Ich möchte hier meine smb.conf posten. Diese ist jedoch diese Beispiel config mit allen Kommentaren.

Es ist mir zu müßig  :Wink:  alles manuell heraus zu kopieren, da ich niemandem hier die lange config zumuten möchte.

Das muß doch irgendwie mit grep gehen, oder?

Danke schon mal.

G. R.

----------

## Hollowman

Hi

Ohne Kommentare:

grep -v "#" /etc/samba/smb.conf

Ohne Kommentare und nur aktive Optionen:

grep -v "#" /etc/samba/smb.conf | grep -v ";" 

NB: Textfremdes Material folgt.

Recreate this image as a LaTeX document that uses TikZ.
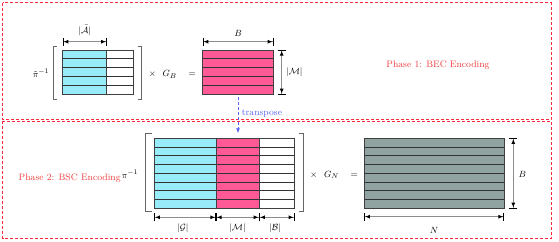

"grep -v Hallo" macht genau das Gegenteil von "grep Hallo"

Sebastian

----------

## Tinitus

 *Hollowman wrote:*   

> Hi
> 
> Ohne Kommentare:
> 
> grep -v "#" /etc/samba/smb.conf
> ...

 

Hi,

Danke das funktioniert echt gut  :Wink:  Bekommt man dann auch noch die Leerzeilen im Ausgabefile irgendwie weg?

G. R.

----------

## think4urs11

 *Tinitus wrote:*   

> Bekommt man dann auch noch die Leerzeilen im Ausgabefile irgendwie weg?

 

Klar, siehe z.B.

[solved] Aus den Config dateien die Kommentare löschen?

Comment-killer script

Thread als DUP geschlossen

----------